Sunday, December 23, 2012

Windows 8 war on Linux: how "secure boot" stops you from running Linux on some new PCs

CNET reports that a new feature included in the operating system in the name of security may also effectively make it impossible to load Linux on officially Windows 8-certified hardware.
The problem derives from Microsoft's decision to use a hardware-based secure boot protocol known as Unified Extensible Firmware Interface (UEFI) in Windows 8 rather than the traditional BIOS we're all familiar with...  
     Essentially, the technology is designed to protect against rootkits and other low-level attacks by preventing executables and drivers from being loaded unless they bear a cryptographic signature conferred by a dedicated UEFI signing key.
     “There is no centralised signing authority for these UEFI keys,” Garrett explained. “If a vendor key is installed on a machine, the only way to get code signed with that key is to get the vendor to perform the signing. A machine may have several keys installed, but if you are unable to get any of them to sign your binary then it won't be installable.”     Microsoft has said it will require that Windows 8 logo machines ship with secure boot enabled.
Microsoft claims that Linux infringes 235 of its patents and has recently made Casio obtain licenses to run the open source operating system.
In the last four years, the software giant has been quietly threatening legal action for any Linux-using company that refuses to sign patent deals with it. Amazon, Novell, Linspire, TurboLinux and Xandros have all put their X on the dotted line. Others, like satnav maker TomTom, ended up in court, but eventually settled.
     Microsoft has also used the Linux-related patents, among others, to target Google's Android, already succeeding in getting HTC, Acer, Viewsonic and two small hardware manufacturers – Onkyo and Velocity Micro – into licensing agreements.
Brad Linder of Liliputing explains how PC buyers should shop for a Windows 8-certified PC to keep their Linux options open:
Before a computer boots Windows, OS X, Linux, or any other operating system it loads system-level firmware. For the past few decades most PCs have used something called BIOS to recognize your hardware and load the appropriate operating system. But there’s a new kid in town called UEFI, (which is what Macs have been using for the past few years)...
     In fact, in order to qualify for the Windows Certification program, a computer will have to use UEFI 2.3.1 or newer and have “secure boot” enabled by default. This feature is designed to prevent malware from infecting your bootloader by preventing unuathorized code from running when you first boot your computer.
     ...If the feature is turned on you may not be able to replace Windows 8 with the operating system of your choice or create a dual boot setup.
     ...In order to slap a Windows logo on a Windows 8 PC, hardware makers will have to ensure that secure boot is turned on by default. But there’s absolutely nothing preventing PC makers from giving customers the option to turn off that setting.

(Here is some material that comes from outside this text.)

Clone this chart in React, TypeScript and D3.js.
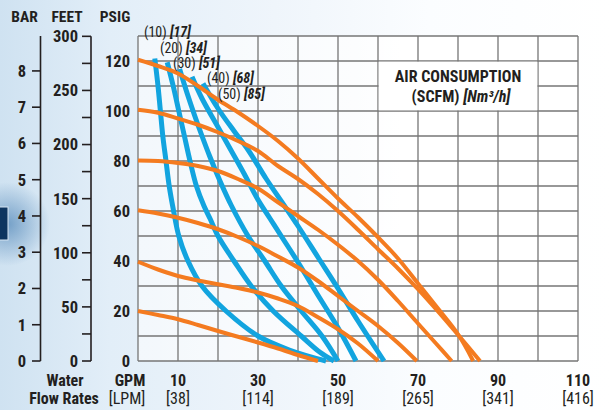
import React from "react";
import * as d3 from "d3";

type Pt = [number, number];

// GPM vs PSIG — orange: inlet air pressure curves
const pressure120: Pt[] = [[0,120.5],[5,118],[10,115],[15,110],[20,104.5],[25,99.5],[30,94],[35,88],[40,81],[45,73],[50,65],[55,57.5],[60,49.5],[65,41],[70,31],[75,21],[80,10.7],[83.8,0]];
const pressure100: Pt[] = [[0,100.5],[5,99.3],[10,97],[15,94.5],[20,91.5],[25,88],[30,84],[35,78],[40,72.8],[45,66.8],[50,60],[55,52.5],[60,44.7],[65,37],[70,28.7],[75,19.8],[80,10.5],[85.5,0]];
const pressure80: Pt[] = [[0,80.2],[5,80],[10,79.2],[15,78],[20,76],[25,72.8],[30,69],[35,63.5],[40,58],[45,52.5],[50,46.5],[55,40],[60,32.5],[65,24],[70,15],[74.5,7],[78.4,0]];
const pressure60: Pt[] = [[0,60.3],[5,59],[10,57.3],[15,55.2],[20,52.7],[25,49.6],[30,46],[35,41.8],[40,37.4],[45,32],[50,26],[55,20],[60,14],[65,7.2],[69.7,0]];
const pressure40: Pt[] = [[0,39.7],[5,36.6],[10,34],[15,32.2],[20,30.7],[25,29.2],[30,27.4],[35,25],[40,22],[45,17.5],[50,12.7],[55,7],[60,0]];
const pressure20: Pt[] = [[0,20],[5,18.4],[10,16.7],[15,14.4],[20,12],[25,9.7],[30,7.4],[35,5],[40,2.4],[45,0]];

// blue: air consumption curves (SCFM)
const air10: Pt[] = [[4.2,121],[5,110],[5.6,100],[6.2,90],[7,80],[7.8,70],[8.9,60],[10.2,50],[12.5,40],[16,30],[22,20],[30,10],[38,4.3],[47,0]];
const air20: Pt[] = [[7.3,119.5],[8.8,110],[10.2,100],[11.6,90],[13,80],[14.6,70],[16.5,62],[18,57],[20,50],[24,40],[28.3,30],[33.8,20],[40.8,10],[45.5,3.5],[49,0]];
const air30: Pt[] = [[10.4,116.8],[12.3,107],[14.2,98],[16,90],[17.9,82],[20.5,72],[23.3,62.3],[27.5,50],[31.7,40],[35.8,30],[40.8,20],[46,10],[50,0]];
const air40: Pt[] = [[13.5,113.7],[16,105],[19.5,95],[23,85],[26.5,75],[30,64.5],[33,57],[36,49.5],[40,39.5],[45,26.3],[50,13.3],[54.5,0]];
const air50: Pt[] = [[16.25,111],[20,101],[24,92],[27.5,84.5],[32,73],[36,63.5],[40,54],[45,41.5],[50,29],[55,16],[61.5,0]];

const airLabels = ["(10)", "(20)", "(30)", "(40)", "(50)"];
const airMetric = ["[17]", "[34]", "[51]", "[68]", "[85]"];

const gpmTicks = [10, 30, 50, 70, 90, 110];
const lpmLabels = ["[38]", "[114]", "[189]", "[265]", "[341]", "[416]"];
const psigTicks = [0, 20, 40, 60, 80, 100, 120];
const feetTicks = [0, 25, 50, 75, 100, 125, 150, 175, 200, 225, 250, 275, 300];
const barTicks = [0, 1, 2, 3, 4, 5, 6, 7, 8];

const FONT = "'Liberation Sans Narrow', 'Arial Narrow', 'Roboto Condensed', 'DejaVu Sans Condensed', sans-serif";
const ORANGE = "#F47B20";
const BLUE = "#12A4DF";
const INK = "#231F20";
const GRID = "#767676";

export default function App() {
  const x = d3.scaleLinear().domain([0, 110]).range([138, 578]);
  const y = d3.scaleLinear().domain([0, 130]).range([361, 36]);
  const yFeet = (ft: number) => y(ft / 2.31);
  const yBar = (b: number) => y(b * 14.5038);
  const line = d3
    .line<Pt>()
    .x((d) => x(d[0]))
    .y((d) => y(d[1]))
    .curve(d3.curveCatmullRom.alpha(0.5));

  const pressures = [pressure20, pressure40, pressure60, pressure80, pressure100, pressure120];
  const airs = [air10, air20, air30, air40, air50];
  const labelPos: Pt[] = [[144, 32], [160, 48.5], [173, 63.5], [207, 78.5], [218, 94.5]];

  const xGrid = d3.range(0, 111, 10);
  const yGrid = d3.range(0, 131, 10);

  return (
    <div style={{ position: "absolute", left: 0, top: 0 }}>
      <svg width={611} height={410} style={{ display: "block" }} fontFamily={FONT}>
        <defs>
          <linearGradient id="bg" x1="0" y1="0" x2="1" y2="0">
            <stop offset="0" stopColor="#cfe2f1" />
            <stop offset="0.18" stopColor="#e2eef8" />
            <stop offset="0.45" stopColor="#eff5fb" />
            <stop offset="0.7" stopColor="#fbfdff" />
            <stop offset="1" stopColor="#ffffff" />
          </linearGradient>
          <radialGradient id="glow" cx="0.5" cy="0.5" r="0.5">
            <stop offset="0" stopColor="#2a6aa6" stopOpacity="0.55" />
            <stop offset="1" stopColor="#2a6aa6" stopOpacity="0" />
          </radialGradient>
          <linearGradient id="plotbg" x1="0" y1="0" x2="1" y2="0">
            <stop offset="0" stopColor="#ffffff" stopOpacity="0.55" />
            <stop offset="0.5" stopColor="#ffffff" stopOpacity="0.7" />
            <stop offset="0.6" stopColor="#ffffff" stopOpacity="1" />
            <stop offset="1" stopColor="#ffffff" stopOpacity="1" />
          </linearGradient>
        </defs>
        <rect x={0} y={0} width={611} height={410} fill="url(#bg)" />
        <ellipse cx={8} cy={224} rx={42} ry={42} fill="url(#glow)" />
        <rect x={-3} y={207} width={11} height={33} fill="#0d3560" stroke="#d6e6f3" strokeWidth={1} />

        {/* plot background */}
        <rect x={x(0)} y={y(130)} width={x(110) - x(0)} height={y(0) - y(130)} fill="url(#plotbg)" />

        {/* grid */}
        {xGrid.map((g) => (
          <line key={"gx" + g} x1={x(g)} x2={x(g)} y1={y(0)} y2={y(130)} stroke={GRID} strokeWidth={1.3} />
        ))}
        {yGrid.map((g) => (
          <line key={"gy" + g} x1={x(0)} x2={x(110)} y1={y(g)} y2={y(g)} stroke={GRID} strokeWidth={1.3} />
        ))}
        <rect x={x(60) + 0.7} y={y(120) + 0.7} width={x(100) - x(60) - 1.4} height={y(100) - y(120) - 1.4} fill="#ffffff" />
        <text x={458} y={82} textAnchor="middle" fontSize={16} fontWeight="bold" fill={INK}>AIR CONSUMPTION</text>
        <text x={461} y={102} textAnchor="middle" fontSize={16} fontWeight="bold" fill={INK}>
          (SCFM) <tspan fontStyle="italic">[Nm³/h]</tspan>
        </text>

        {/* curves */}
        {airs.map((a, i) => (
          <path key={"a" + i} d={line(a) || ""} fill="none" stroke={BLUE} strokeWidth={5} />
        ))}
        {pressures.map((p, i) => (
          <path key={"p" + i} d={line(p) || ""} fill="none" stroke={ORANGE} strokeWidth={4} />
        ))}

        {/* curve labels */}
        {airLabels.map((l, i) => (
          <text key={"al" + i} x={labelPos[i][0]} y={labelPos[i][1]} dy="0.35em" fontSize={14} fill={INK}>
            {l} <tspan fontWeight="bold" fontStyle="italic">{airMetric[i]}</tspan>
          </text>
        ))}

        {/* headers */}
        <text x={24.5} y={22} textAnchor="middle" fontSize={15.5} fontWeight="bold" fill={INK}>BAR</text>
        <text x={67} y={22} textAnchor="middle" fontSize={15.5} fontWeight="bold" fill={INK}>FEET</text>
        <text x={115} y={22} textAnchor="middle" fontSize={15.5} fontWeight="bold" fill={INK}>PSIG</text>

        {/* BAR axis */}
        <line x1={40.5} x2={40.5} y1={y(0)} y2={y(130)} stroke={INK} strokeWidth={1.6} />
        {barTicks.map((b) => (
          <g key={"b" + b}>
            <line x1={32} x2={40.5} y1={yBar(b)} y2={yBar(b)} stroke={INK} strokeWidth={1.6} />
            <text x={26} y={yBar(b)} dy="0.36em" textAnchor="end" fontSize={16.5} fontWeight="bold" fill={INK}>{b}</text>
          </g>
        ))}

        {/* FEET axis */}
        <line x1={91} x2={91} y1={yFeet(0)} y2={yFeet(300)} stroke={INK} strokeWidth={1.6} />
        {feetTicks.map((f) => (
          <g key={"f" + f}>
            <line x1={82} x2={91} y1={yFeet(f)} y2={yFeet(f)} stroke={INK} strokeWidth={1.6} />
            {f % 50 === 0 && (
              <text x={78} y={yFeet(f)} dy="0.36em" textAnchor="end" fontSize={16.5} fontWeight="bold" fill={INK}>{f}</text>
            )}
          </g>
        ))}

        {/* PSIG labels */}
        {psigTicks.map((p) => (
          <text key={"p" + p} x={130} y={y(p)} dy="0.36em" textAnchor="end" fontSize={16.5} fontWeight="bold" fill={INK}>{p}</text>
        ))}

        {/* bottom labels */}
        <text x={65} y={380} dy="0.36em" textAnchor="middle" fontSize={16} fontWeight="bold" fill={INK}>Water</text>
        <text x={64} y={398} dy="0.36em" textAnchor="middle" fontSize={16} fontWeight="bold" fill={INK}>Flow Rates</text>
        <text x={130} y={380} dy="0.36em" textAnchor="middle" fontSize={16} fontWeight="bold" fill={INK}>GPM</text>
        <text x={127} y={398} dy="0.36em" textAnchor="middle" fontSize={16} fill={INK}>[LPM]</text>
        {gpmTicks.map((g, i) => (
          <g key={"g" + g}>
            <text x={x(g)} y={380} dy="0.36em" textAnchor="middle" fontSize={16} fontWeight="bold" fill={INK}>{g}</text>
            <text x={x(g)} y={398} dy="0.36em" textAnchor="middle" fontSize={16} fill={INK}>{lpmLabels[i]}</text>
          </g>
        ))}
      </svg>
    </div>
  );
}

     Of course, there’s also nothing requiring them to do so… and so it’s possible that some companies won’t bother to make sure the UEFI included with their prebuilt computer systems include an option to disable secure boot... we won’t really know if there’s a problem for Linux users until Windows 8 computers start to ship — or you can just build a computer yourself using components that are known to work with the operating system you choose to use.